Proper response to hybrid warfare requires amending EU laws - MEP Vaidere

  • 2021-12-16
  • LETA/TBT Staff

RIGA - To respond to hybrid warfare properly, the European Union's (EU) laws must be amended, European Parliament member Inese Vaidere (New Unity) believes. 

As Girts Salmgriezis, the Latvian communications adviser for the European People's Party (EPP), told LETA, the European Parliament at a plenary session this week discussed the migration emergency at the EU's border with Belarus.

"Let's not be naļve - this is not a refugee crisis but hybrid warfare triggered by Lukashenko and supported by Putin. Latvia is therefore doing the right thing by not letting the migrants enter the EU. But laws should enable more a extensive response to such hybrid attacks also in the long term," Vaidere said. 

The MEP noted that illegal migrants still attempt to cross from Belarus into Latvia, Lithuania and Poland on a daily basis. She added that it is easy for member states in the middle of Europe which do not have to worry about the protection of their borders to criticize other countries' actions, but that explanatory efforts have raised awareness also in Western Europe that this unprecedented aggression that weaponizes humans and that it is every country's duty to protect and defend its border. 
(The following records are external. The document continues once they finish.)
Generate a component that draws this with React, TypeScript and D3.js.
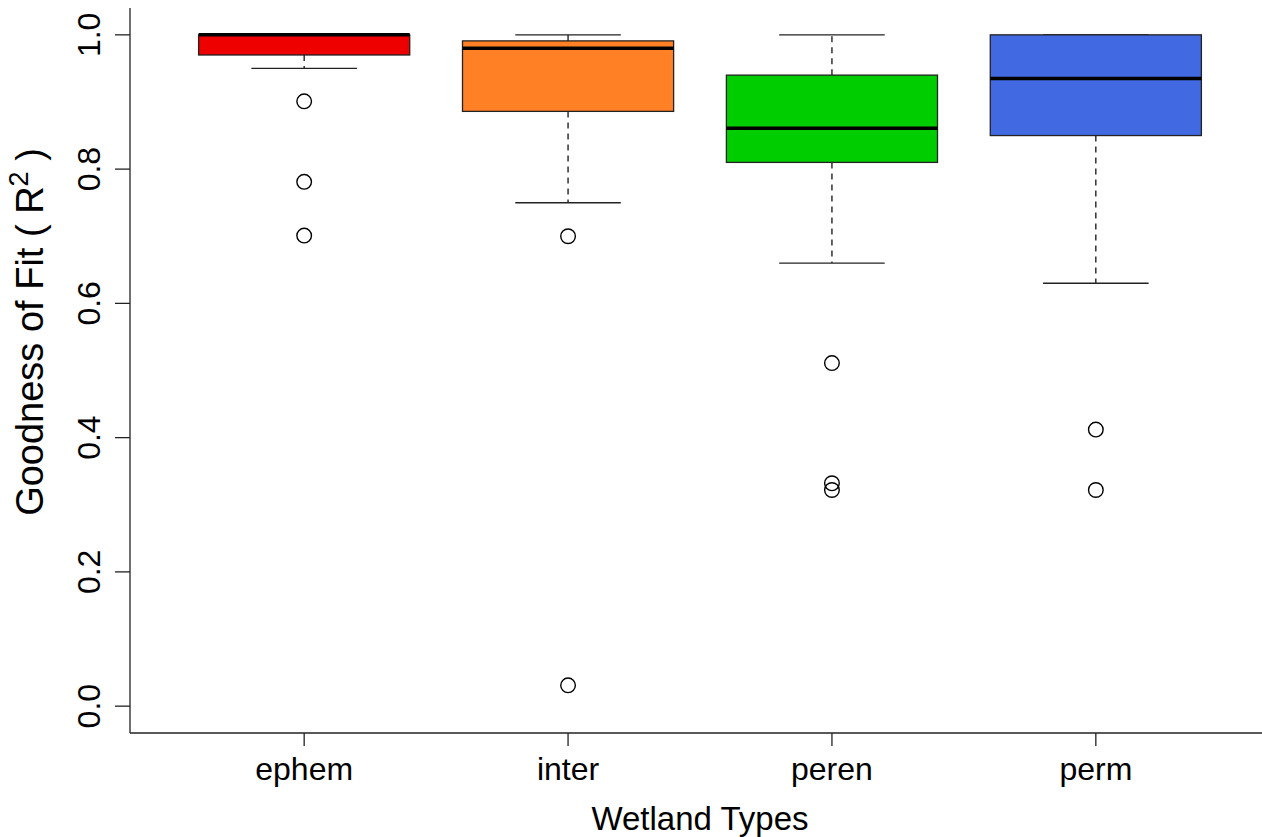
import React from 'react';
import * as d3 from 'd3';

const categories = ['ephem', 'inter', 'peren', 'perm'];
const q1 = [0.97, 0.886, 0.81, 0.85];
const median = [1.0, 0.98, 0.861, 0.935];
const q3 = [1.0, 0.991, 0.94, 1.0];
const whiskerLow = [0.95, 0.75, 0.66, 0.63];
const whiskerHigh = [1.0, 1.0, 1.0, 1.0];
const outliers = [
    [0.901, 0.781, 0.701],
    [0.70, 0.031],
    [0.511, 0.332, 0.322],
    [0.412, 0.322],
];
const fills = ['#EE0000', '#FF8025', '#00CD00', '#4169E1'];
const yTicks = [0, 0.2, 0.4, 0.6, 0.8, 1.0];

const font = '"Liberation Sans", Arial, sans-serif';

const App = () => {
    const width = 1262, height = 837;
    const left = 130, right = 1270, top = 8, bottom = 733;

    const x = d3.scaleLinear().domain([0.34, 4.66]).range([left, right]);
    const y = d3.scaleLinear().domain([-0.04, 1.04]).range([bottom, top]);

    const unit = x(2) - x(1);
    const boxHalf = unit * 0.4;
    const capHalf = boxHalf / 2;

    return (
        <svg width={width} height={height}
            style={{ position: 'absolute', left: 0, top: 0, display: 'block', background: '#fff' }}>
            {categories.map((c, i) => {
                const cx = x(i + 1);
                return (
                    <g key={c}>
                        {/* whiskers */}
                        <line x1={cx} x2={cx} y1={y(q1[i])} y2={y(whiskerLow[i])}
                            stroke="#111" strokeWidth={1.3} strokeDasharray="6,5" />
                        <line x1={cx} x2={cx} y1={y(q3[i])} y2={y(whiskerHigh[i])}
                            stroke="#111" strokeWidth={1.3} strokeDasharray="6,5" />
                        <line x1={cx - capHalf} x2={cx + capHalf} y1={y(whiskerLow[i])} y2={y(whiskerLow[i])}
                            stroke="#222" strokeWidth={1.4} />
                        <line x1={cx - capHalf} x2={cx + capHalf} y1={y(whiskerHigh[i])} y2={y(whiskerHigh[i])}
                            stroke="#222" strokeWidth={1.4} />
                        {/* box */}
                        <rect x={cx - boxHalf} y={y(q3[i])} width={boxHalf * 2} height={y(q1[i]) - y(q3[i])}
                            fill={fills[i]} stroke="#222" strokeWidth={1.3} />
                        <line x1={cx - boxHalf} x2={cx + boxHalf} y1={y(median[i])} y2={y(median[i])}
                            stroke="#000" strokeWidth={3.5} />
                        {outliers[i].map((v, j) => (
                            <circle key={j} cx={cx} cy={y(v)} r={7.3} fill="none" stroke="#000" strokeWidth={1.4} />
                        ))}
                    </g>
                );
            })}

            {/* axes */}
            <line x1={left} x2={left} y1={top} y2={bottom} stroke="#222" strokeWidth={1.3} />
            <line x1={left} x2={right} y1={bottom} y2={bottom} stroke="#222" strokeWidth={1.3} />

            {yTicks.map(t => (
                <g key={t}>
                    <line x1={left - 15} x2={left} y1={y(t)} y2={y(t)} stroke="#222" strokeWidth={1.3} />
                    <text transform={`translate(100,${y(t)}) rotate(-90)`} textAnchor="middle"
                        fontFamily={font} fontSize={32} fill="#000">{t.toFixed(1)}</text>
                </g>
            ))}

            {categories.map((c, i) => (
                <g key={c}>
                    <line x1={x(i + 1)} x2={x(i + 1)} y1={bottom} y2={bottom + 13} stroke="#222" strokeWidth={1.3} />
                    <text x={x(i + 1)} y={780} textAnchor="middle" fontFamily={font} fontSize={32} fill="#000">{c}</text>
                </g>
            ))}

            <text x={(left + right) / 2} y={830} textAnchor="middle" fontFamily={font} fontSize={33} fill="#000">
                Wetland Types
            </text>

            <text transform="translate(43,332) rotate(-90)" textAnchor="middle" fontFamily={font} fontSize={38} fill="#000"
                style={{ whiteSpace: 'pre' }}>
                {'Goodness of Fit ( R'}<tspan dy={-15} fontSize={27}>2</tspan><tspan dy={15}>{' )'}</tspan>
            </text>
        </svg>
    );
};

export default App;
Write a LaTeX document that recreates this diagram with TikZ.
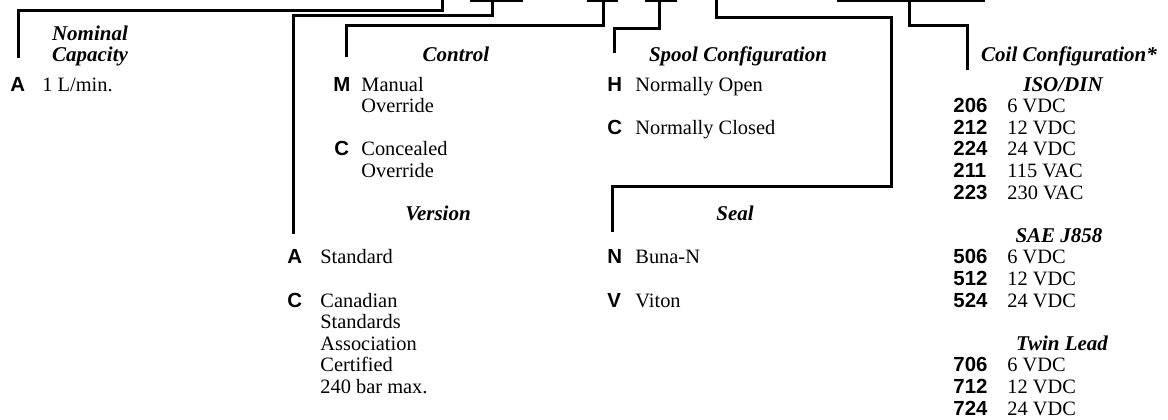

Vaidere stressed that all member states must actively help strengthen the border with Belarus, which is also the EU's external border. The MEP indicated that it is not yet clear how the EUR 200 million allocated for this purpose will be distributed among Latvia, Lithuania and Poland. 

"Our government must work to secure significant funding for Latvia, including for  the construction of the fence," Vaidere said.

To support Latvia, Lithuania and Poland, the European Commission at the beginning of December proposed scaling back some asylum rights for six months at the EU-Belarusian border, allowing Poland, Latvia and Lithuania to hold claimants longer and deport rejected applicants more easily. The proposal would give border authorities in Latvia, Lithuania and Poland longer to register asylum claims, potentially holding them at border reception centers. They would have four weeks instead of the current maximum of ten days.

"This is a right but insufficient step. Laws must be amended to provide much more extensive possibilities to respond firmly to such hybrid attacks also in the long term," Vaidere said, adding that in 2022 EU lawmakers will be working on amendments to the Schengen Border Code that would provide a permanent solution to the situation where third countries use migration for their political goals. 

The MEP also underlined the necessity to take a strict stance on Russia, which is supporting Alexander Lukashenko's hybrid warfare and threatening its neighbor Ukraine, massing over 100,000 troops at its borders.